The Whitehaven Coal Ltd (ASX: WHC) share price has come under pressure in early trade following the release of the coal miner's quarterly update.
At the time of writing the Whitehaven Coal share price is down 2.5% to $3.88.
What happened in the third quarter?
During the quarter the coal miner posted a 17% decline in managed run of mine (ROM) coal production to 4,879,000 tonnes.
This meant that financial year to date total managed ROM coal production is now down 7% on the prior corresponding period to 15,888,000 tonnes.
Total managed coal sales increased 12% during the quarter to 6,042,000 tonnes, bringing year to date sales to 16,300,000 tonnes. This reduced the year to date decline in managed coal sales to approximately 6%.

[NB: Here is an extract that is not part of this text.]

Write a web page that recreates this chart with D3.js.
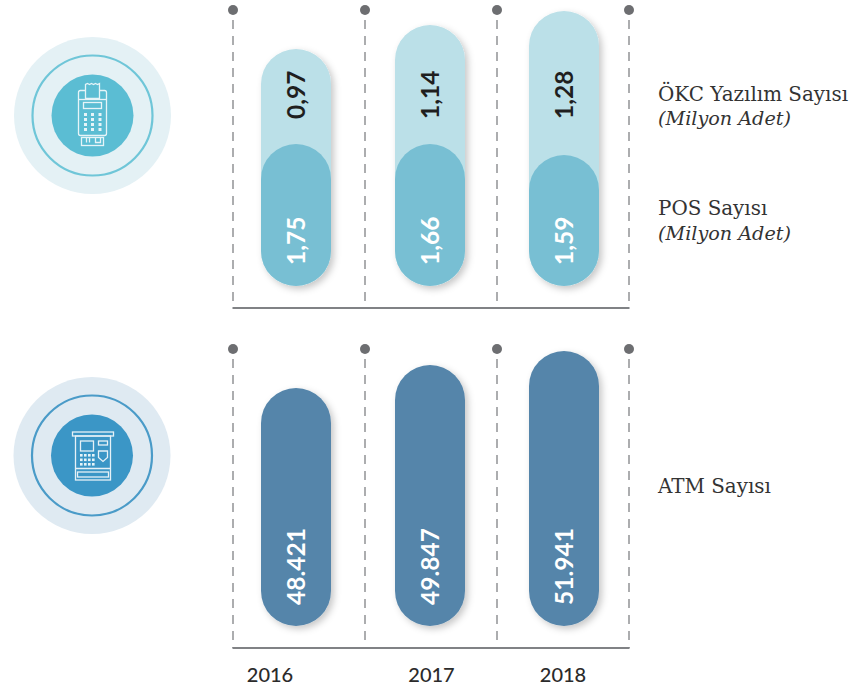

But unfortunately for the company, it has once again seen the average price achieved for both its thermal and metallurgical coal decline.
During the third quarter the company averaged a price of US$97 a tonne for thermal coal and US$120 a tonne for metallurgical coal. This was a decline of 7.5% and 2.4%, respectively, on the prior corresponding period. It was also lower than the prices achieved in both the first and second quarters of FY 2019.
Finally, management has downgraded its total ROM coal production guidance for the full year from between 22 and 23.2 Mt to between 21.8 and 22.8 Mt. It also lifted its sustaining capital expenditure guidance higher.
Should you invest?
Whilst Whitehaven Coal's shares look dirt cheap at this level and its trailing 7.5% dividend yield (excluding special dividends) is very attractive, I'm going to give its shares a miss until coal prices strengthen.
In the meantime, I think diversified miners such as BHP Group Ltd (ASX: BHP) and Rio Tinto Limited (ASX: RIO) would be better options for investors that are looking for exposure to the resources sector right now.